Associate Justice Anita Earls has also faced calls to recuse because she once briefly worked on the case for an intervenor, Charlotte-Mecklenburg Schools, in 2005. She declined to recuse late last month in a 13-page filing, citing her limited involvement years ago and a lack of new evidence for the recusal request. The filings she participated in are not related to the issues being appealed now, she argued.

“I am confident that my work with an organization that represented Penn-Intervenors in a distinct matter almost twenty years ago will not impair my ability to impartially decide this appeal,” Earls wrote in her decision Jan. 31.

Legislative-intervenors, including Phil Berger Sr., had asked Earls to recuse.

Both justices faced similar requests to recused back in 2022 and decided not to.’

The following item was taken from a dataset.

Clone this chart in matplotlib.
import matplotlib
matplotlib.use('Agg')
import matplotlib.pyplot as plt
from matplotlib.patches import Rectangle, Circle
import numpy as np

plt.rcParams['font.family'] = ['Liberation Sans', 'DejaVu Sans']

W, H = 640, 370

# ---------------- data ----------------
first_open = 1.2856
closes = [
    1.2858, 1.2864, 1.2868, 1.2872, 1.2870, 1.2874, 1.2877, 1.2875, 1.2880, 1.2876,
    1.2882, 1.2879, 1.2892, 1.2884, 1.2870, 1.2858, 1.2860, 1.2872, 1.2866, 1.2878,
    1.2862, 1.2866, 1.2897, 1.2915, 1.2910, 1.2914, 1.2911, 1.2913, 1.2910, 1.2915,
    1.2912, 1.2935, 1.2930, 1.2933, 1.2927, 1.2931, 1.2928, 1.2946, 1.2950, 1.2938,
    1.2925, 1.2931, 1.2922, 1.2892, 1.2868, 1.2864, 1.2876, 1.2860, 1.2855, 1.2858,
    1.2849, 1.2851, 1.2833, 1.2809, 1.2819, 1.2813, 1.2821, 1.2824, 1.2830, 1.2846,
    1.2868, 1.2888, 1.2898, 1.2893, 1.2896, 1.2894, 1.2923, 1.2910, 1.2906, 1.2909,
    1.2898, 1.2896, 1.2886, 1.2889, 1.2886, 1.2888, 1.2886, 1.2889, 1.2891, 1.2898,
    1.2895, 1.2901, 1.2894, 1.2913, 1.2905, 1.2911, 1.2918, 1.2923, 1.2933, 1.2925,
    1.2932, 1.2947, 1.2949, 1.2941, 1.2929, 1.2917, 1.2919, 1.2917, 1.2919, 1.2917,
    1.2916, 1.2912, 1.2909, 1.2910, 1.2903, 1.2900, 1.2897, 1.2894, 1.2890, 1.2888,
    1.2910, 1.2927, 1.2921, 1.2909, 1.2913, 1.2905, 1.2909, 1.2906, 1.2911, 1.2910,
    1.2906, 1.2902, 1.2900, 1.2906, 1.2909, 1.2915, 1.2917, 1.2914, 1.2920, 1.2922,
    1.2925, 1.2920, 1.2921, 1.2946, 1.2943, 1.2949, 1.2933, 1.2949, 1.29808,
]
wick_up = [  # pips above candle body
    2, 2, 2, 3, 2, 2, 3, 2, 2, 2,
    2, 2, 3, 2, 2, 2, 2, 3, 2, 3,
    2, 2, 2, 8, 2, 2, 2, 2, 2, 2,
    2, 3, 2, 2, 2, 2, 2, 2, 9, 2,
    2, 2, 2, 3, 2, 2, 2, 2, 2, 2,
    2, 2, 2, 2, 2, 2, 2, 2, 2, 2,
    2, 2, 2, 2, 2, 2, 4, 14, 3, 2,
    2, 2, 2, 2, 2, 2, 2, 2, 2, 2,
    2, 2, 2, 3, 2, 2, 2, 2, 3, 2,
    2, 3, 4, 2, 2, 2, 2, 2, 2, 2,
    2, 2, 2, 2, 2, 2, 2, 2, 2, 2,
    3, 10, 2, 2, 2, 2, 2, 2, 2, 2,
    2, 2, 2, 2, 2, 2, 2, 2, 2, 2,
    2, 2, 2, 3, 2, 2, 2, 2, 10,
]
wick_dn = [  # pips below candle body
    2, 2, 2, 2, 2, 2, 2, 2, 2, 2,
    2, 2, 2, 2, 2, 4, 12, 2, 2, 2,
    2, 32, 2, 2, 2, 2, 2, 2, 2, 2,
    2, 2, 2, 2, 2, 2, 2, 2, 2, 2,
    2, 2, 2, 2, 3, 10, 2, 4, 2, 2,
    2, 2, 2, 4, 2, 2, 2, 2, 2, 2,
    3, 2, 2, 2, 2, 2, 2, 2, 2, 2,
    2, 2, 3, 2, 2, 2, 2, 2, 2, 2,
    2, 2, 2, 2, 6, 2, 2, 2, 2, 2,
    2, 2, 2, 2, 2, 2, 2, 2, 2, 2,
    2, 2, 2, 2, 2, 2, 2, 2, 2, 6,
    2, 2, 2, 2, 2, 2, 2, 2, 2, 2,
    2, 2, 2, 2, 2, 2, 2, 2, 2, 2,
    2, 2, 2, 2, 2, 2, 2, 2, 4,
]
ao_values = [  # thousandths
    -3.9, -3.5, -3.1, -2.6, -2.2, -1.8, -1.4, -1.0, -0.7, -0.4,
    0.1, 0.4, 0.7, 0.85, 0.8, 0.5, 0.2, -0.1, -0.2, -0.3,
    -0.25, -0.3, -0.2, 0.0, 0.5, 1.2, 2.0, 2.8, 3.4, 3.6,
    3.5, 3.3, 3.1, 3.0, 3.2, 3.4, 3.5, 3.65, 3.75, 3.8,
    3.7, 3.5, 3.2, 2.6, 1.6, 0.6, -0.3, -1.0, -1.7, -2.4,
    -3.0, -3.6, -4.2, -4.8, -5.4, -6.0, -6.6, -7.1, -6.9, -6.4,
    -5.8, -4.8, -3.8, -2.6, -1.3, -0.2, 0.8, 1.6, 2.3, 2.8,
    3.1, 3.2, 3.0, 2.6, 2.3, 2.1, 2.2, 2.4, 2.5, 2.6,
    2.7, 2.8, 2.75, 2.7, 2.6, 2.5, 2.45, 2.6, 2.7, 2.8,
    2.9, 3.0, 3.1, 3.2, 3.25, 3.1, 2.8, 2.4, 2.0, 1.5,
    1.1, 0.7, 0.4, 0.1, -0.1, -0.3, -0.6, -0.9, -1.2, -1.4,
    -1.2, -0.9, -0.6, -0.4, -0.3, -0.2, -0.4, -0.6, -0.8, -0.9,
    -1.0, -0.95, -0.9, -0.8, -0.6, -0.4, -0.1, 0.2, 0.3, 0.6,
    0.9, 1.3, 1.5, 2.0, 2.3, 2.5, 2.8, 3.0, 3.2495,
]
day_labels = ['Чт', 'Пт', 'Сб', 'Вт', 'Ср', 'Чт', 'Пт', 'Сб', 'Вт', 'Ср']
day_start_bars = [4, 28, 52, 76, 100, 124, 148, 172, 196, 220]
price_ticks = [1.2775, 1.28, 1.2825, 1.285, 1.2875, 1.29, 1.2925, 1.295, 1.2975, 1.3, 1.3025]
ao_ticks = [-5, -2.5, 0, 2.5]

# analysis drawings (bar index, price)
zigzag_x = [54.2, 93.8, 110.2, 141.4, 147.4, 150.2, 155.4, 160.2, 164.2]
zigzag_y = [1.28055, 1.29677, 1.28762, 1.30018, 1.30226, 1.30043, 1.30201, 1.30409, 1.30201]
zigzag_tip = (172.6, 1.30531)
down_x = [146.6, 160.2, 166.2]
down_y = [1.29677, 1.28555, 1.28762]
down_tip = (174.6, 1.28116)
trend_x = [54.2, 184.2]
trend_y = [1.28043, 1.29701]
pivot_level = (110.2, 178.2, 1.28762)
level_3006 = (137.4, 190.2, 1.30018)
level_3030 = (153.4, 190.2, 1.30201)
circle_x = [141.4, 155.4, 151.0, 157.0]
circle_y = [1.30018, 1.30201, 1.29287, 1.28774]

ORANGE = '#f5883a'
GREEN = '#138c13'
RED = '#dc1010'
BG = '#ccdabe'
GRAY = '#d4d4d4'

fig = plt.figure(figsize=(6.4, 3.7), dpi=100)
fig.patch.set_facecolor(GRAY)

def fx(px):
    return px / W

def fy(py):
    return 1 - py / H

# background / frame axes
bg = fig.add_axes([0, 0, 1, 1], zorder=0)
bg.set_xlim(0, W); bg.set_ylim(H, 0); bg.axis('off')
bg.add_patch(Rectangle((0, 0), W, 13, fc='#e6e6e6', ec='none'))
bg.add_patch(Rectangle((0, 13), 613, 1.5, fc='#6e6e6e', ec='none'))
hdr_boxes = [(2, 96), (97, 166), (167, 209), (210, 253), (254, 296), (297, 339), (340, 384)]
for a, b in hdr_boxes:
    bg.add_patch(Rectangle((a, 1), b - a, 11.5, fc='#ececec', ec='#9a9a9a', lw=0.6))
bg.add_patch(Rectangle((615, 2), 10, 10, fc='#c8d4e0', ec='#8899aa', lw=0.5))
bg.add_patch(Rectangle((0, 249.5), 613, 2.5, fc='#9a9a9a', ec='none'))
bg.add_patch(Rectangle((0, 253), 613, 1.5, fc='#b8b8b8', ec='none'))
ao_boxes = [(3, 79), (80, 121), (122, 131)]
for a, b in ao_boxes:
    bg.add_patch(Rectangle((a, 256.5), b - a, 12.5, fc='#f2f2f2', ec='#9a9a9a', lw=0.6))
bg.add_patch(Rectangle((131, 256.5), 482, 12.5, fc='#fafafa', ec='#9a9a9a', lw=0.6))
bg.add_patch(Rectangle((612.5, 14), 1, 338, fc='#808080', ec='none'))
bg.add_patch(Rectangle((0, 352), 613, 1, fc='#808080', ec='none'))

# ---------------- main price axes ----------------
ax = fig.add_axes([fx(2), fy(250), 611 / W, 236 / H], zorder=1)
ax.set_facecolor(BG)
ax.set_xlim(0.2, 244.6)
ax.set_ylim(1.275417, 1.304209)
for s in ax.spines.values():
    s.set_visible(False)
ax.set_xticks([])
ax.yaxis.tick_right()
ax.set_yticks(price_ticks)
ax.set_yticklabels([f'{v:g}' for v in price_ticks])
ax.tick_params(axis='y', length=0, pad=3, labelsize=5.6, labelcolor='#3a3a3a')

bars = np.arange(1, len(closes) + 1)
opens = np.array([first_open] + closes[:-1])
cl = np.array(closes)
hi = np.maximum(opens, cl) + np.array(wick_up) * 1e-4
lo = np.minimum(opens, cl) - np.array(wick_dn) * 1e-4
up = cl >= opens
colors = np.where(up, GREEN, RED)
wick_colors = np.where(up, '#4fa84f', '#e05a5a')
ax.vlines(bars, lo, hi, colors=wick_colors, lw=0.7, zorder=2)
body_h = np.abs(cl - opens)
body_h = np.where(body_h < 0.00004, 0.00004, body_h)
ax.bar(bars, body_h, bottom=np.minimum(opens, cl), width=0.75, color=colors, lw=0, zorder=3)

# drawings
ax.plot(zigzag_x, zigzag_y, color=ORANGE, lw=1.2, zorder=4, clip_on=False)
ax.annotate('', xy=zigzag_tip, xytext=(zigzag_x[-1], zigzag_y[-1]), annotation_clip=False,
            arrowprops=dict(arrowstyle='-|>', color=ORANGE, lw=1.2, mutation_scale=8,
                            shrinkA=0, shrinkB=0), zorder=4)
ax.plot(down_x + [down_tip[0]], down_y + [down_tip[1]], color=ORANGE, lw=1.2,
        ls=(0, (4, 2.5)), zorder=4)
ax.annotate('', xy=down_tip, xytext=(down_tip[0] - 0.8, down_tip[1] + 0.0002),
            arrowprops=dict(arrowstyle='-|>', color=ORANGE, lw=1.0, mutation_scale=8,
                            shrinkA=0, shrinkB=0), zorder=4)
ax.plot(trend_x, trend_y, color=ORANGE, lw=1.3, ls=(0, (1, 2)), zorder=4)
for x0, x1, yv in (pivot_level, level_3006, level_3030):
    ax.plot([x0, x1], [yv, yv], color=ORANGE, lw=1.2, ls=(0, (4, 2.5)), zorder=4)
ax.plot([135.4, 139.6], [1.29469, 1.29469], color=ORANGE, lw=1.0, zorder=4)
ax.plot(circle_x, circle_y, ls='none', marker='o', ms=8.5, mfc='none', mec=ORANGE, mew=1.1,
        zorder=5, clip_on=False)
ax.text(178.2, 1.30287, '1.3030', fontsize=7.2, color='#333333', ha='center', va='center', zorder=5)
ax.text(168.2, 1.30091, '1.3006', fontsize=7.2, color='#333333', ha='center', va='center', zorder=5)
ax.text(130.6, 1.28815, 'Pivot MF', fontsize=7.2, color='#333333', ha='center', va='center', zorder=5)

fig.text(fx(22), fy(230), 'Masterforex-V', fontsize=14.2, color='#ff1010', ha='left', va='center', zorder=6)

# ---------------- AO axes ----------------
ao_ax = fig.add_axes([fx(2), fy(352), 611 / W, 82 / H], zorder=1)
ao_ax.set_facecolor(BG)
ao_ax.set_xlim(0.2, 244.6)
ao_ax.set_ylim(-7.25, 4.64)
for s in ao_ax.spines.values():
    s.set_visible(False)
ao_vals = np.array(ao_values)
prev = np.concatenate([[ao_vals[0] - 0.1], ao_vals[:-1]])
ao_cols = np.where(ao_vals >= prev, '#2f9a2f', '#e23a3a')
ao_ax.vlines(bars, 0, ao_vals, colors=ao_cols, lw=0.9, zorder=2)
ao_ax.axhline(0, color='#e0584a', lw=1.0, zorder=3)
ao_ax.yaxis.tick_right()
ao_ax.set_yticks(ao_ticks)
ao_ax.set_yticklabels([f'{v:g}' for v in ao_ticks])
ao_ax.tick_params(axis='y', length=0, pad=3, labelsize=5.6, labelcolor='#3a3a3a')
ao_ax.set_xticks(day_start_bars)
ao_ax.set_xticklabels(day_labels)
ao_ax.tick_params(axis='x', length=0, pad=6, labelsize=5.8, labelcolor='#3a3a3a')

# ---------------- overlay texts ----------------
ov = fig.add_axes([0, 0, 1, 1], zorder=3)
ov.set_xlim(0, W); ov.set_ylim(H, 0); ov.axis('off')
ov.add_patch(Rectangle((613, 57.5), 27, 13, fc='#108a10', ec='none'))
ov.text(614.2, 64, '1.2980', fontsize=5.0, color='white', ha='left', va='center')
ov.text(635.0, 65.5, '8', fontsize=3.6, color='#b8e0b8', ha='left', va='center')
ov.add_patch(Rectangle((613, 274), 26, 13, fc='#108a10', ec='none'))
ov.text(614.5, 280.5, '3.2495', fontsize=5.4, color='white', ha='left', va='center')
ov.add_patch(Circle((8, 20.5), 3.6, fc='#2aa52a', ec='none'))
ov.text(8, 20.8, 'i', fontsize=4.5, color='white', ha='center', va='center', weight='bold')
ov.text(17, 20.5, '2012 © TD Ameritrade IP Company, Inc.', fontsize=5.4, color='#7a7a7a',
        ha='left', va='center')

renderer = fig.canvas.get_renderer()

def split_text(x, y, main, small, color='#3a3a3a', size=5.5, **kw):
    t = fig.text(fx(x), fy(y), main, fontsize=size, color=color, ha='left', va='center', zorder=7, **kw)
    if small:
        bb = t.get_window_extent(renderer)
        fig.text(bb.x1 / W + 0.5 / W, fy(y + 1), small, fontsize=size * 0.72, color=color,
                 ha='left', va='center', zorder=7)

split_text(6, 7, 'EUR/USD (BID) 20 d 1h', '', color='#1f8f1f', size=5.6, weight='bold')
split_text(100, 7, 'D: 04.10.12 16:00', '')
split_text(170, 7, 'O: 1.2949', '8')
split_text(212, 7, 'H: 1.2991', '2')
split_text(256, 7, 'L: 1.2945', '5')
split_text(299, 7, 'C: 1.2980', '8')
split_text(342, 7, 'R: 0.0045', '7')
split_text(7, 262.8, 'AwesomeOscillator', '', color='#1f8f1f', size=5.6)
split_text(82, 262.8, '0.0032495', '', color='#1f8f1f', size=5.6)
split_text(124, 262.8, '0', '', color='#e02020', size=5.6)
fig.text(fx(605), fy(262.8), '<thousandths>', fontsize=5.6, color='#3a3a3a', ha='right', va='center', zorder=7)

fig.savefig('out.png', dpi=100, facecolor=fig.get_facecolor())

Berger also noted that no new evidence appeared to have been brought in the latest recusal request, which is coming from the families and school boards in lower-income counties that sued back in 1994.
But rather than decline to recuse this time, Berger Jr., asked the Supreme Court to consider the plaintiffs’ request to err “on the side of prudence,” in a filing Monday. He wrote that “unilateral action in this matter could undermine public confidence.”

The court has a 5-2 Republican majority over Democrats, with Berger Jr. in the majority and Earls in the minority. When the court last ruled in the case, Nov. 4, 2022, the court had a 4-3 Democratic majority over Republicans. Part of the dispute before the court now is over the extent to which the court is being asked to re-hear and re-rule on matters decided in 2022 decision.